Economic Growth Flashcards
What were the main factors behind rapid US industrial growth after the Civil War?
Civil War impact, population growth, transport developments, land availability, technological innovation, capital availability, minimal government interference, corporations and trusts.
How did the Civil War stimulate economic growth in the USA?
It increased demand for manufactured goods (e.g. guns, clothing), improved transport, led to financial innovations (paper currency, Wall Street), and tariffs protected US goods.
Why was westward expansion significant for economic growth?
Created markets, encouraged railroad building, fertile land supported agriculture, increased food production for cities and exports.
How did population growth contribute to industrial expansion?
Provided a cheap labour force and increased consumer demand. The population rose from 31.5 million in 1860 to 50 million by 1880.
What was the impact of immigration in the 1870s?
2.8 million immigrants (mainly from Europe/Asia) provided cheap labour and increased demand for goods.
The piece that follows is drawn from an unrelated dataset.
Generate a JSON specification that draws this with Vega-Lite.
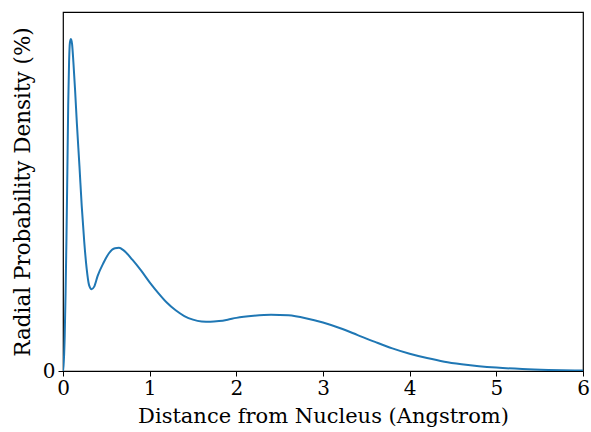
{
  "$schema": "https://vega.github.io/schema/vega-lite/v6.json",
  "autosize": "none",
  "width": 520,
  "height": 359,
  "padding": {"left": 63, "top": 12, "right": 8, "bottom": 61},
  "background": "white",
  "config": {
    "view": {"stroke": "black", "strokeWidth": 1.2},
    "font": "DejaVu Serif"
  },
  "data": {"values": [
    {"r": 0, "p": 0}, {"r": 0.01, "p": 3}, {"r": 0.02, "p": 10}, {"r": 0.03, "p": 22},
    {"r": 0.04, "p": 37}, {"r": 0.05, "p": 55}, {"r": 0.06, "p": 74}, {"r": 0.07, "p": 86},
    {"r": 0.08, "p": 91.5}, {"r": 0.092, "p": 92.5}, {"r": 0.105, "p": 91}, {"r": 0.12, "p": 86},
    {"r": 0.14, "p": 78}, {"r": 0.16, "p": 69}, {"r": 0.19, "p": 57}, {"r": 0.216, "p": 46},
    {"r": 0.245, "p": 36}, {"r": 0.273, "p": 28.5}, {"r": 0.30, "p": 24}, {"r": 0.33, "p": 22.8},
    {"r": 0.36, "p": 23.5}, {"r": 0.40, "p": 26.5}, {"r": 0.465, "p": 30}, {"r": 0.53, "p": 32.8},
    {"r": 0.60, "p": 34.2}, {"r": 0.646, "p": 34.3}, {"r": 0.70, "p": 33.6}, {"r": 0.80, "p": 31},
    {"r": 0.90, "p": 28}, {"r": 1.0, "p": 24.7}, {"r": 1.1, "p": 21.7}, {"r": 1.2, "p": 19.0},
    {"r": 1.3, "p": 16.9}, {"r": 1.4, "p": 15.3}, {"r": 1.5, "p": 14.3}, {"r": 1.6, "p": 13.8},
    {"r": 1.7, "p": 13.7}, {"r": 1.8, "p": 13.9}, {"r": 1.9, "p": 14.3}, {"r": 2.0, "p": 14.8},
    {"r": 2.2, "p": 15.4}, {"r": 2.4, "p": 15.7}, {"r": 2.6, "p": 15.5}, {"r": 2.8, "p": 14.7},
    {"r": 3.0, "p": 13.5}, {"r": 3.2, "p": 11.9}, {"r": 3.4, "p": 10.0}, {"r": 3.6, "p": 8.1},
    {"r": 3.8, "p": 6.3}, {"r": 4.0, "p": 4.8}, {"r": 4.2, "p": 3.6}, {"r": 4.4, "p": 2.6},
    {"r": 4.6, "p": 1.9}, {"r": 4.8, "p": 1.35}, {"r": 5.0, "p": 0.95}, {"r": 5.3, "p": 0.55},
    {"r": 5.6, "p": 0.3}, {"r": 6.0, "p": 0.12}
  ]},
  "mark": {"type": "line", "color": "#1f77b4", "strokeWidth": 2, "interpolate": "monotone", "clip": true},
  "encoding": {
    "x": {
      "field": "r", "type": "quantitative",
      "scale": {"domain": [0, 6], "nice": false, "zero": false},
      "axis": {
        "title": "Distance from Nucleus (Angstrom)",
        "values": [0, 1, 2, 3, 4, 5, 6],
        "format": "d",
        "labelFlush": false,
        "grid": false, "domain": false,
        "tickColor": "black", "tickSize": 5, "tickWidth": 1,
        "labelFont": "DejaVu Serif", "labelFontSize": 20, "labelColor": "black", "labelPadding": 2,
        "titleFont": "DejaVu Serif", "titleFontSize": 21, "titleFontWeight": "normal", "titleColor": "black", "titlePadding": 7
      }
    },
    "y": {
      "field": "p", "type": "quantitative",
      "scale": {"domain": [0, 100], "nice": false},
      "axis": {
        "title": "Radial Probability Density (%)",
        "values": [0],
        "labelFlush": false,
        "grid": false, "domain": false,
        "tickColor": "black", "tickSize": 5, "tickWidth": 1,
        "labelFont": "DejaVu Serif", "labelFontSize": 20, "labelColor": "black", "labelPadding": 3,
        "titleFont": "DejaVu Serif", "titleFontSize": 21.5, "titleFontWeight": "normal", "titleColor": "black", "titlePadding": 8
      }
    }
  }
}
Why was the transport revolution (especially railroads) important?
Enabled efficient transport of raw materials and goods, supported westward expansion, created jobs, encouraged steel and coal industries, and helped unify markets.
How did capital availability support economic growth?
Entrepreneurs could borrow money easily; Civil War profits boosted the stock market (NY Stock Exchange turnover was $6bn by 1865).
How did minimal government interference encourage growth?
Few regulations or taxes, no laws limiting working hours, and Congress supported tariffs that protected US industry.
What role did tariffs play in US economic growth?
They protected US goods from foreign competition, sometimes raising import prices by up to 50%.
What was the effect of weak trade unions during this period?
Employers faced little resistance from workers and had state support during disputes.
How did corporations and trusts fuel growth
Enabled businesses to expand, reduce competition, and control multiple sectors. Example: Rockefeller’s Standard Oil Company.
How did technological innovations boost industry?
Innovations like the Bessemer Converter made steel cheaper to produce, crucial for industrial expansion.
Who was Andrew Carnegie and why was he important?
A steel magnate who revolutionised steel production using the Bessemer process, reinvested constantly, and suppressed unions.